**Problem requirements**.
Starting at the first line of the data, please print exactly those lines through the one that holds "from matplotlib import transforms", omitting every picture.

Start Source excerpt

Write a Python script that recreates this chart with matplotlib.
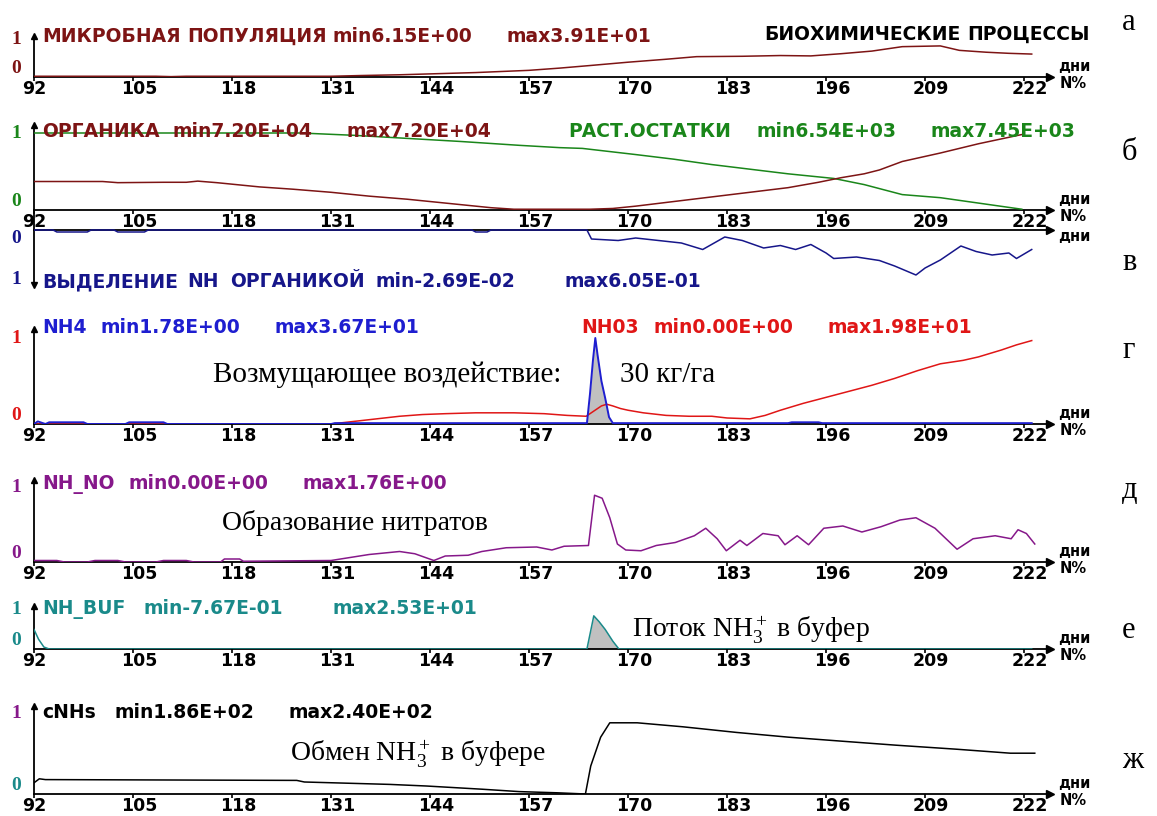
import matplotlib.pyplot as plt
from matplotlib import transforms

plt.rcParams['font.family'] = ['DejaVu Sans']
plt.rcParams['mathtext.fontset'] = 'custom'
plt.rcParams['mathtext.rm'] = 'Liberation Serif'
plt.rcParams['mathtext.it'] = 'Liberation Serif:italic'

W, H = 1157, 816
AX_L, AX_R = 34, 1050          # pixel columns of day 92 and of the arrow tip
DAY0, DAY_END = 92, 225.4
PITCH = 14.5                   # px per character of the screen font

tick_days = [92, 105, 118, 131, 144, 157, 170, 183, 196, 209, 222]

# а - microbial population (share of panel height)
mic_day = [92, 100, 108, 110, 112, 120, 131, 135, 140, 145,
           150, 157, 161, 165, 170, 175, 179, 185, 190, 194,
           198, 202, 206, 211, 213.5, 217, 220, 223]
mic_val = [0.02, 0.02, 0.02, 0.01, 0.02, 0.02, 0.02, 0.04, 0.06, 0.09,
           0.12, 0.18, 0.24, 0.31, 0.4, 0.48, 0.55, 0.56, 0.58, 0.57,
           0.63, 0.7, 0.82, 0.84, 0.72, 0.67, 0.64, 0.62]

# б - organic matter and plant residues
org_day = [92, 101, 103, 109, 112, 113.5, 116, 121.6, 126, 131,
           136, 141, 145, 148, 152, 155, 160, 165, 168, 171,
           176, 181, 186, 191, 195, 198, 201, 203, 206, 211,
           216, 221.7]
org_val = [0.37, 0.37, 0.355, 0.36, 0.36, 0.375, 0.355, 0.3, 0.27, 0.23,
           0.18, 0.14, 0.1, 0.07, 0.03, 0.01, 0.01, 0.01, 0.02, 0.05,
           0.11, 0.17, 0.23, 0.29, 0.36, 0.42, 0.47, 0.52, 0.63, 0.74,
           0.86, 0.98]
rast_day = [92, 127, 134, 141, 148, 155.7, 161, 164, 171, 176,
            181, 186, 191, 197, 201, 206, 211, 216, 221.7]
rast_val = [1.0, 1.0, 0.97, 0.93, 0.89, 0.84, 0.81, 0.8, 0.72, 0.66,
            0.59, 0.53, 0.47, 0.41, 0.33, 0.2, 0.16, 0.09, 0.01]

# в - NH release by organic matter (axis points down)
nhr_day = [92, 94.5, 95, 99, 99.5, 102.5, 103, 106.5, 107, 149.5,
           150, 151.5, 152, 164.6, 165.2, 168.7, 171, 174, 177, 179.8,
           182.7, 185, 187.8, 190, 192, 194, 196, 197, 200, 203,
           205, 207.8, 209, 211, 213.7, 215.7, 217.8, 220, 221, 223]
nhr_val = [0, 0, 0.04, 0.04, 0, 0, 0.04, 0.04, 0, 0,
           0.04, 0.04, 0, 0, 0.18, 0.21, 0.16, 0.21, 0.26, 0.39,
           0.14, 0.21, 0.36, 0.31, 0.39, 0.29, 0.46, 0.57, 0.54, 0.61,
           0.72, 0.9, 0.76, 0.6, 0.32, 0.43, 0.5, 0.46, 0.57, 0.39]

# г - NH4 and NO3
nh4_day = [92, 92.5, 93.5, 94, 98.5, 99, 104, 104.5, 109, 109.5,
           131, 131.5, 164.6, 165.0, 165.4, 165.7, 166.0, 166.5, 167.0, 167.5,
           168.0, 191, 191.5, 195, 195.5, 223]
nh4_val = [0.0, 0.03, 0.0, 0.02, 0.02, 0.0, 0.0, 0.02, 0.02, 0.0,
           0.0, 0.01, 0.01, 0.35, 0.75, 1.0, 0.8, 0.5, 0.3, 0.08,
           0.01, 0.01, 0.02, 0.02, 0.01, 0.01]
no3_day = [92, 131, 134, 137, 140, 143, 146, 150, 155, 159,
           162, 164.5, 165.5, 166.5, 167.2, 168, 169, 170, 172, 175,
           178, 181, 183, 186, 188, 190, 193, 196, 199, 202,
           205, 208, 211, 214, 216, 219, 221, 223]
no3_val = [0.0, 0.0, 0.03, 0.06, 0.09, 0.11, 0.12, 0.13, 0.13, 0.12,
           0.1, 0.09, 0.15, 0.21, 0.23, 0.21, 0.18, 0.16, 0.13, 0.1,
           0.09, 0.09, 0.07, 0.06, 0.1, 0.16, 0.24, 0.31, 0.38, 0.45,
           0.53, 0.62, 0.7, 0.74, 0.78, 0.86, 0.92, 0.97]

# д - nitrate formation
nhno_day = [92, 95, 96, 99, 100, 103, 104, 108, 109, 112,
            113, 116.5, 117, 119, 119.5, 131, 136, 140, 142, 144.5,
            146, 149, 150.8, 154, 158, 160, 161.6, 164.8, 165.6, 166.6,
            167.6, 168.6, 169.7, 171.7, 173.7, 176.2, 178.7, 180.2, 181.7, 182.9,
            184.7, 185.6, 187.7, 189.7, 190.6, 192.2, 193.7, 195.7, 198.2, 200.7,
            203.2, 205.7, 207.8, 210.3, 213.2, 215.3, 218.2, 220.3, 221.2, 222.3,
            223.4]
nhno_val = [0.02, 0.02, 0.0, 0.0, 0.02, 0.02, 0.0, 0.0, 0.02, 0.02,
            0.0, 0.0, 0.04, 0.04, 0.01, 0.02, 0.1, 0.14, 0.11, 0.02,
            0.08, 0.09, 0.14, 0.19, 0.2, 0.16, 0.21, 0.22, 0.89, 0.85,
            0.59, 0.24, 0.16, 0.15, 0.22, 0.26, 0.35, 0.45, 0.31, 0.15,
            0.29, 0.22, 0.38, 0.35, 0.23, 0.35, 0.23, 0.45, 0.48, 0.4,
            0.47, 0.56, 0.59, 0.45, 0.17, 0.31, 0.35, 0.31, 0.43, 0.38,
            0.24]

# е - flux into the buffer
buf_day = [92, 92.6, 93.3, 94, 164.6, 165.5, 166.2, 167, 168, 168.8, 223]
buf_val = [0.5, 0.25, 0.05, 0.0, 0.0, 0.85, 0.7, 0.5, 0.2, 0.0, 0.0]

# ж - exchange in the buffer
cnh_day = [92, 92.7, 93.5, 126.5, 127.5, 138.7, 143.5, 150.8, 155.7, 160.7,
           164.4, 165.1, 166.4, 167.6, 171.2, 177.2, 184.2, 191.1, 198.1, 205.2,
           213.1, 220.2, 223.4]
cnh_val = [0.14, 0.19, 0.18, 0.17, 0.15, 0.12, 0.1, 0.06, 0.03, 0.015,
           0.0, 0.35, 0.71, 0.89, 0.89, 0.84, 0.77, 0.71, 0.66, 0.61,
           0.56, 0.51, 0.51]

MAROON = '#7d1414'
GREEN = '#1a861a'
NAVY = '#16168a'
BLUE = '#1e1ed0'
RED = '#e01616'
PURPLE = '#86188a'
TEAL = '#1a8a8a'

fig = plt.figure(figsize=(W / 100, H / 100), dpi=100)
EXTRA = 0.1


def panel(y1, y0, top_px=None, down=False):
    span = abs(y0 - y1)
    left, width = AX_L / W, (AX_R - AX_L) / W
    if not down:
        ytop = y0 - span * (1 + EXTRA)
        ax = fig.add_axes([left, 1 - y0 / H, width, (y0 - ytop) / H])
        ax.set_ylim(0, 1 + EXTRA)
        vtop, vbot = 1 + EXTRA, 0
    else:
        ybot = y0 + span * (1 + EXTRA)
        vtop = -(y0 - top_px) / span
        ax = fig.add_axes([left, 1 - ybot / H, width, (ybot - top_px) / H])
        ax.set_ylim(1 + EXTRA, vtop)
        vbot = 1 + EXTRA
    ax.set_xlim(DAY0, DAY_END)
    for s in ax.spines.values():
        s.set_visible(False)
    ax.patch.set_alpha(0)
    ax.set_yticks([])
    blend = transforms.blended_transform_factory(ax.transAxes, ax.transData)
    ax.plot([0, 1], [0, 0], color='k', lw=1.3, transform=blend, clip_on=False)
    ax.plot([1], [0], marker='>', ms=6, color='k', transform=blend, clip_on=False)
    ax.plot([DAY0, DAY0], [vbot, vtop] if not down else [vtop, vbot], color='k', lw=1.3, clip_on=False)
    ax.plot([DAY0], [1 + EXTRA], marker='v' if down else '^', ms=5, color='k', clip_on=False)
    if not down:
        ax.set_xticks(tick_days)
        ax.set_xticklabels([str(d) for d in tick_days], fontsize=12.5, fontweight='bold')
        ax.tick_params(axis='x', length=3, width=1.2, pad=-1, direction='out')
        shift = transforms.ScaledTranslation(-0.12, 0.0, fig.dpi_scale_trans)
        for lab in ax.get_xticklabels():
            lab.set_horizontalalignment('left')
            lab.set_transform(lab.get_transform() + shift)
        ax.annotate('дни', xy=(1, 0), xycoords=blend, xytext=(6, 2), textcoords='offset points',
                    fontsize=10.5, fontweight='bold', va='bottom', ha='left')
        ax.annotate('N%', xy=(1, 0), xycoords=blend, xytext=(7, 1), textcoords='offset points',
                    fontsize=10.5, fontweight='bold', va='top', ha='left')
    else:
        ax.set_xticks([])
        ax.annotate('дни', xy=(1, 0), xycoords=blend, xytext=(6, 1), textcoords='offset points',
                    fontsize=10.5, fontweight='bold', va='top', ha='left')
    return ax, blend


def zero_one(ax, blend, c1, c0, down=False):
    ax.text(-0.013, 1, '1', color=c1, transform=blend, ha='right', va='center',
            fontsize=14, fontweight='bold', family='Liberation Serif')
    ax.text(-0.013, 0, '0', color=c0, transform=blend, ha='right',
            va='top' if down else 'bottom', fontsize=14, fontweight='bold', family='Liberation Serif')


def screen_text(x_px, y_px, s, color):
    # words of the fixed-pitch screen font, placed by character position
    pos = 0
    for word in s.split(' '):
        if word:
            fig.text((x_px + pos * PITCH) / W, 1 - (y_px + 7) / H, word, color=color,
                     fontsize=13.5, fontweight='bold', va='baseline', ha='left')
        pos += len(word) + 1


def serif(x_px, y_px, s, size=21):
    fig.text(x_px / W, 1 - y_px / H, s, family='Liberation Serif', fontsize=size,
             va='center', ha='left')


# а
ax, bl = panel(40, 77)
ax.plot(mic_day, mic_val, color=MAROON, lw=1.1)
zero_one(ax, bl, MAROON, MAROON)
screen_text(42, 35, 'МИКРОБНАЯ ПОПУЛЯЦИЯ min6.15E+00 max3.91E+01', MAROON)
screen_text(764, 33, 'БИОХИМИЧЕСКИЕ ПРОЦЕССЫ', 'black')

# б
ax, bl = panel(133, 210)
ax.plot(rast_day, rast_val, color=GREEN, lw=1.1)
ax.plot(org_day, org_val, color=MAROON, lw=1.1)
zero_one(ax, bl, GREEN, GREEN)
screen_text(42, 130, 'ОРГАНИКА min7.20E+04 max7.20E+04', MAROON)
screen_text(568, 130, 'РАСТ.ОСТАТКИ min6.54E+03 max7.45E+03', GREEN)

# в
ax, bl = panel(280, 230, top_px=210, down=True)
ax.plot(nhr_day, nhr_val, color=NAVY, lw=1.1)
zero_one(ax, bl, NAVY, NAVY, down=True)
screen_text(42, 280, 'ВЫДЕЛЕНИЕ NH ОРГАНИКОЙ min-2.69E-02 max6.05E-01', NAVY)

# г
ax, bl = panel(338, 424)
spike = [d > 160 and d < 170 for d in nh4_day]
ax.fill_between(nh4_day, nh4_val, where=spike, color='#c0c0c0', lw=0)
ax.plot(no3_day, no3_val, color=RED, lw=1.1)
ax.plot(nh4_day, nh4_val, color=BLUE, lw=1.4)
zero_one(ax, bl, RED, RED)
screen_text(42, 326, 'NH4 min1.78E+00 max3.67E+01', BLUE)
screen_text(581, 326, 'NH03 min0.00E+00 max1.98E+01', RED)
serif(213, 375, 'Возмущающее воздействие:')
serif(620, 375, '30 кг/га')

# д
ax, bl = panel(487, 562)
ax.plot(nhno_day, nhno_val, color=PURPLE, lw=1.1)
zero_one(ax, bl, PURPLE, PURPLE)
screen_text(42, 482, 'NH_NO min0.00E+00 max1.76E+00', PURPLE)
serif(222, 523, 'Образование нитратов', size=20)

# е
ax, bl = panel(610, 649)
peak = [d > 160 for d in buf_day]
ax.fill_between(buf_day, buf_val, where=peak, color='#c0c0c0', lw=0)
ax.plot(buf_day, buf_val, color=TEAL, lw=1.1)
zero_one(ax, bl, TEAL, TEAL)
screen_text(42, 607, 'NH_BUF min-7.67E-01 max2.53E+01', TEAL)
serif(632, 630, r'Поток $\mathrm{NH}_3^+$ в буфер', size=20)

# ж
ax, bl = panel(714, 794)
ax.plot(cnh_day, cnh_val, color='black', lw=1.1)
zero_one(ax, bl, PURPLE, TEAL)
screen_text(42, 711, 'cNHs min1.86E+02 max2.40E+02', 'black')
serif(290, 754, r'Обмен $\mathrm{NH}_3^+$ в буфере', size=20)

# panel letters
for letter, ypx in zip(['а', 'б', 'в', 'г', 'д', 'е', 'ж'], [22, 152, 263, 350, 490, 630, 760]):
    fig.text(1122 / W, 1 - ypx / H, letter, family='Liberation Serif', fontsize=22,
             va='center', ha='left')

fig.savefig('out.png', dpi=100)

End Source excerpt

**Reply**.
Write a Python script that recreates this chart with matplotlib.
import matplotlib.pyplot as plt
from matplotlib import transforms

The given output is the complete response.